**THE PROBLEM:** Only the pictures are omitted; repeat all other data exactly.

--- Begin ---

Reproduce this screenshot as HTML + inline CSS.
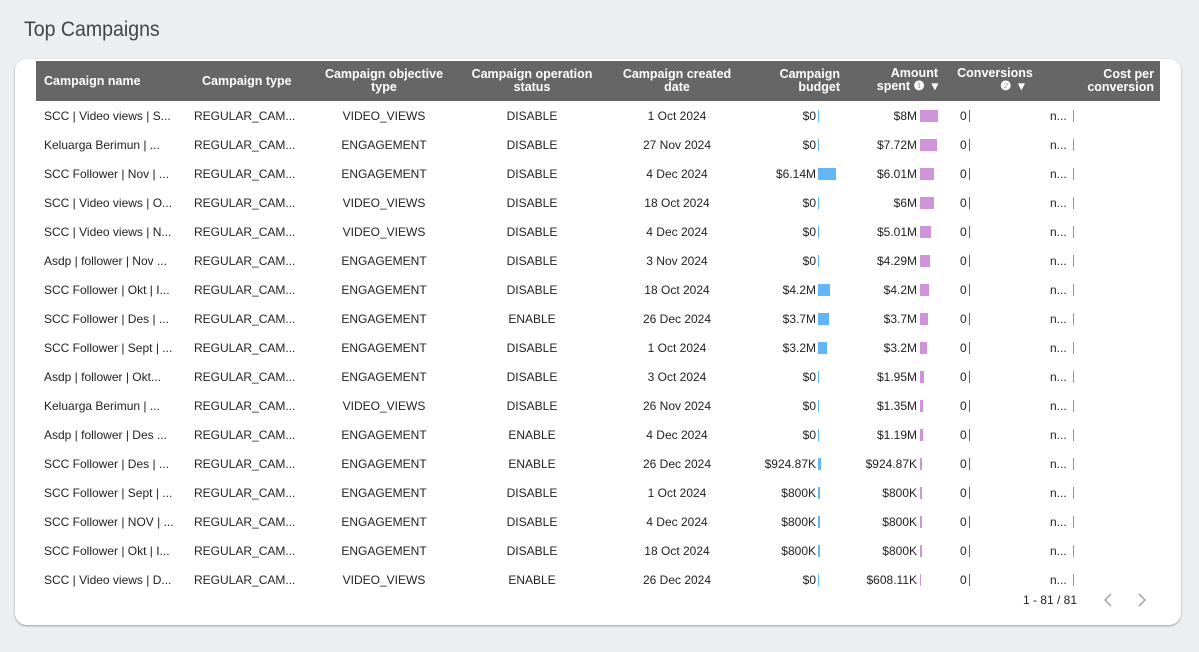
<!DOCTYPE html>
<html><head><meta charset="utf-8"><style>
body{margin:0;width:1199px;height:652px;background:#eceff2;font-family:"Liberation Sans",sans-serif;position:relative;overflow:hidden}
.t{position:absolute;left:24px;top:18px;font-size:21px;color:#444;transform:scaleX(.93);transform-origin:left}
.card{position:absolute;left:15px;top:59px;width:1166px;height:566px;background:#fff;border-radius:12px;box-shadow:0 1px 2px rgba(0,0,0,.35)}
.hdr{position:absolute;left:36px;top:61px;width:1124px;height:40px;background:#666}
.h{position:absolute;color:#fff;font-weight:bold;font-size:12.5px;line-height:13px}
.c{position:absolute;font-size:12px;color:#222;white-space:nowrap;line-height:14px}
.b{position:absolute;height:12px}
</style></head><body>
<div class="t">Top Campaigns</div>
<div class="card"></div>
<div class="hdr"></div>
<div class="h" style="left:44px;top:75px">Campaign name</div>
<div class="h" style="left:202px;top:75px">Campaign type</div>
<div class="h" style="left:314px;top:68px;width:140px;text-align:center">Campaign objective<br>type</div>
<div class="h" style="left:462px;top:68px;width:140px;text-align:center">Campaign operation<br>status</div>
<div class="h" style="left:607px;top:68px;width:140px;text-align:center">Campaign created<br>date</div>
<div class="h" style="left:740px;top:68px;width:100px;text-align:right">Campaign<br>budget</div>
<div class="h" style="left:838px;top:67px;width:100px;text-align:right">Amount<br>spent ❶ &nbsp;▾</div>
<div class="h" style="left:945px;top:67px;width:100px;text-align:center">Conversions<br>&nbsp;&nbsp;&nbsp;&nbsp;&nbsp;&nbsp;&nbsp;&nbsp;&nbsp;&nbsp;❷ &nbsp;▾</div>
<div class="h" style="left:1054px;top:68px;width:100px;text-align:right">Cost per<br>conversion</div>
<div id="rows"></div>
<div class="c" style="left:1000px;top:593px;width:77px;text-align:right">1 - 81 / 81</div>
<svg style="position:absolute;left:1100px;top:592px" width="50" height="16"><path d="M11 2L5 8L11 14M39 2L45 8L39 14" fill="none" stroke="#999" stroke-width="1.3"/></svg>
<script>
var d=[
["SCC | Video views | S...","VIDEO_VIEWS","DISABLE","1 Oct 2024","$0",0,"$8M",8],
["Keluarga Berimun | ...","ENGAGEMENT","DISABLE","27 Nov 2024","$0",0,"$7.72M",7.72],
["SCC Follower | Nov | ...","ENGAGEMENT","DISABLE","4 Dec 2024","$6.14M",6.14,"$6.01M",6.01],
["SCC | Video views | O...","VIDEO_VIEWS","DISABLE","18 Oct 2024","$0",0,"$6M",6],
["SCC | Video views | N...","VIDEO_VIEWS","DISABLE","4 Dec 2024","$0",0,"$5.01M",5.01],
["Asdp | follower | Nov ...","ENGAGEMENT","DISABLE","3 Nov 2024","$0",0,"$4.29M",4.29],
["SCC Follower | Okt | I...","ENGAGEMENT","DISABLE","18 Oct 2024","$4.2M",4.2,"$4.2M",4.2],
["SCC Follower | Des | ...","ENGAGEMENT","ENABLE","26 Dec 2024","$3.7M",3.7,"$3.7M",3.7],
["SCC Follower | Sept | ...","ENGAGEMENT","DISABLE","1 Oct 2024","$3.2M",3.2,"$3.2M",3.2],
["Asdp | follower | Okt...","ENGAGEMENT","DISABLE","3 Oct 2024","$0",0,"$1.95M",1.95],
["Keluarga Berimun | ...","VIDEO_VIEWS","DISABLE","26 Nov 2024","$0",0,"$1.35M",1.35],
["Asdp | follower | Des ...","ENGAGEMENT","ENABLE","4 Dec 2024","$0",0,"$1.19M",1.19],
["SCC Follower | Des | ...","ENGAGEMENT","ENABLE","26 Dec 2024","$924.87K",.92487,"$924.87K",.92487],
["SCC Follower | Sept | ...","ENGAGEMENT","DISABLE","1 Oct 2024","$800K",.8,"$800K",.8],
["SCC Follower | NOV | ...","ENGAGEMENT","DISABLE","4 Dec 2024","$800K",.8,"$800K",.8],
["SCC Follower | Okt | I...","ENGAGEMENT","DISABLE","18 Oct 2024","$800K",.8,"$800K",.8],
["SCC | Video views | D...","VIDEO_VIEWS","ENABLE","26 Dec 2024","$0",0,"$608.11K",.60811]];
var h="";
d.forEach(function(r,i){var y=109+i*29;
h+='<div class="c" style="left:44px;top:'+y+'px">'+r[0]+'</div>';
h+='<div class="c" style="left:194px;top:'+y+'px">REGULAR_CAM...</div>';
h+='<div class="c" style="left:314px;top:'+y+'px;width:140px;text-align:center">'+r[1]+'</div>';
h+='<div class="c" style="left:462px;top:'+y+'px;width:140px;text-align:center">'+r[2]+'</div>';
h+='<div class="c" style="left:607px;top:'+y+'px;width:140px;text-align:center">'+r[3]+'</div>';
h+='<div class="c" style="left:716px;top:'+y+'px;width:100px;text-align:right">'+r[4]+'</div>';
h+='<div class="b" style="left:818px;top:'+(y+1)+'px;width:'+Math.max(1,r[5]/6.14*18)+'px;background:#64b5f6"></div>';
h+='<div class="c" style="left:817px;top:'+y+'px;width:100px;text-align:right">'+r[6]+'</div>';
h+='<div class="b" style="left:920px;top:'+(y+1)+'px;width:'+Math.max(1,r[7]/8*18)+'px;background:#ce93d8"></div>';
h+='<div class="c" style="left:960px;top:'+y+'px">0</div>';
h+='<div class="b" style="left:969px;top:'+(y+1)+'px;width:1px;background:#e91e63"></div>';
h+='<div class="c" style="left:1050px;top:'+y+'px">n...</div>';
h+='<div class="b" style="left:1073px;top:'+(y+1)+'px;width:1px;background:#ff7043"></div>';
});
document.getElementById("rows").innerHTML=h;
</script>
</body></html>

--- End ---

**THE RESPONSE:**
Reproduce this screenshot as HTML + inline CSS.
<!DOCTYPE html>
<html><head><meta charset="utf-8"><style>
body{margin:0;width:1199px;height:652px;background:#eceff2;font-family:"Liberation Sans",sans-serif;position:relative;overflow:hidden}
.t{position:absolute;left:24px;top:18px;font-size:21px;color:#444;transform:scaleX(.93);transform-origin:left}
.card{position:absolute;left:15px;top:59px;width:1166px;height:566px;background:#fff;border-radius:12px;box-shadow:0 1px 2px rgba(0,0,0,.35)}
.hdr{position:absolute;left:36px;top:61px;width:1124px;height:40px;background:#666}
.h{position:absolute;color:#fff;font-weight:bold;font-size:12.5px;line-height:13px}
.c{position:absolute;font-size:12px;color:#222;white-space:nowrap;line-height:14px}
.b{position:absolute;height:12px}
</style></head><body>
<div class="t">Top Campaigns</div>
<div class="card"></div>
<div class="hdr"></div>
<div class="h" style="left:44px;top:75px">Campaign name</div>
<div class="h" style="left:202px;top:75px">Campaign type</div>
<div class="h" style="left:314px;top:68px;width:140px;text-align:center">Campaign objective<br>type</div>
<div class="h" style="left:462px;top:68px;width:140px;text-align:center">Campaign operation<br>status</div>
<div class="h" style="left:607px;top:68px;width:140px;text-align:center">Campaign created<br>date</div>
<div class="h" style="left:740px;top:68px;width:100px;text-align:right">Campaign<br>budget</div>
<div class="h" style="left:838px;top:67px;width:100px;text-align:right">Amount<br>spent ❶ &nbsp;▾</div>
<div class="h" style="left:945px;top:67px;width:100px;text-align:center">Conversions<br>&nbsp;&nbsp;&nbsp;&nbsp;&nbsp;&nbsp;&nbsp;&nbsp;&nbsp;&nbsp;❷ &nbsp;▾</div>
<div class="h" style="left:1054px;top:68px;width:100px;text-align:right">Cost per<br>conversion</div>
<div id="rows"></div>
<div class="c" style="left:1000px;top:593px;width:77px;text-align:right">1 - 81 / 81</div>
<svg style="position:absolute;left:1100px;top:592px" width="50" height="16"><path d="M11 2L5 8L11 14M39 2L45 8L39 14" fill="none" stroke="#999" stroke-width="1.3"/></svg>
<script>
var d=[
["SCC | Video views | S...","VIDEO_VIEWS","DISABLE","1 Oct 2024","$0",0,"$8M",8],
["Keluarga Berimun | ...","ENGAGEMENT","DISABLE","27 Nov 2024","$0",0,"$7.72M",7.72],
["SCC Follower | Nov | ...","ENGAGEMENT","DISABLE","4 Dec 2024","$6.14M",6.14,"$6.01M",6.01],
["SCC | Video views | O...","VIDEO_VIEWS","DISABLE","18 Oct 2024","$0",0,"$6M",6],
["SCC | Video views | N...","VIDEO_VIEWS","DISABLE","4 Dec 2024","$0",0,"$5.01M",5.01],
["Asdp | follower | Nov ...","ENGAGEMENT","DISABLE","3 Nov 2024","$0",0,"$4.29M",4.29],
["SCC Follower | Okt | I...","ENGAGEMENT","DISABLE","18 Oct 2024","$4.2M",4.2,"$4.2M",4.2],
["SCC Follower | Des | ...","ENGAGEMENT","ENABLE","26 Dec 2024","$3.7M",3.7,"$3.7M",3.7],
["SCC Follower | Sept | ...","ENGAGEMENT","DISABLE","1 Oct 2024","$3.2M",3.2,"$3.2M",3.2],
["Asdp | follower | Okt...","ENGAGEMENT","DISABLE","3 Oct 2024","$0",0,"$1.95M",1.95],
["Keluarga Berimun | ...","VIDEO_VIEWS","DISABLE","26 Nov 2024","$0",0,"$1.35M",1.35],
["Asdp | follower | Des ...","ENGAGEMENT","ENABLE","4 Dec 2024","$0",0,"$1.19M",1.19],
["SCC Follower | Des | ...","ENGAGEMENT","ENABLE","26 Dec 2024","$924.87K",.92487,"$924.87K",.92487],
["SCC Follower | Sept | ...","ENGAGEMENT","DISABLE","1 Oct 2024","$800K",.8,"$800K",.8],
["SCC Follower | NOV | ...","ENGAGEMENT","DISABLE","4 Dec 2024","$800K",.8,"$800K",.8],
["SCC Follower | Okt | I...","ENGAGEMENT","DISABLE","18 Oct 2024","$800K",.8,"$800K",.8],
["SCC | Video views | D...","VIDEO_VIEWS","ENABLE","26 Dec 2024","$0",0,"$608.11K",.60811]];
var h="";
d.forEach(function(r,i){var y=109+i*29;
h+='<div class="c" style="left:44px;top:'+y+'px">'+r[0]+'</div>';
h+='<div class="c" style="left:194px;top:'+y+'px">REGULAR_CAM...</div>';
h+='<div class="c" style="left:314px;top:'+y+'px;width:140px;text-align:center">'+r[1]+'</div>';
h+='<div class="c" style="left:462px;top:'+y+'px;width:140px;text-align:center">'+r[2]+'</div>';
h+='<div class="c" style="left:607px;top:'+y+'px;width:140px;text-align:center">'+r[3]+'</div>';
h+='<div class="c" style="left:716px;top:'+y+'px;width:100px;text-align:right">'+r[4]+'</div>';
h+='<div class="b" style="left:818px;top:'+(y+1)+'px;width:'+Math.max(1,r[5]/6.14*18)+'px;background:#64b5f6"></div>';
h+='<div class="c" style="left:817px;top:'+y+'px;width:100px;text-align:right">'+r[6]+'</div>';
h+='<div class="b" style="left:920px;top:'+(y+1)+'px;width:'+Math.max(1,r[7]/8*18)+'px;background:#ce93d8"></div>';
h+='<div class="c" style="left:960px;top:'+y+'px">0</div>';
h+='<div class="b" style="left:969px;top:'+(y+1)+'px;width:1px;background:#e91e63"></div>';
h+='<div class="c" style="left:1050px;top:'+y+'px">n...</div>';
h+='<div class="b" style="left:1073px;top:'+(y+1)+'px;width:1px;background:#ff7043"></div>';
});
document.getElementById("rows").innerHTML=h;
</script>
</body></html>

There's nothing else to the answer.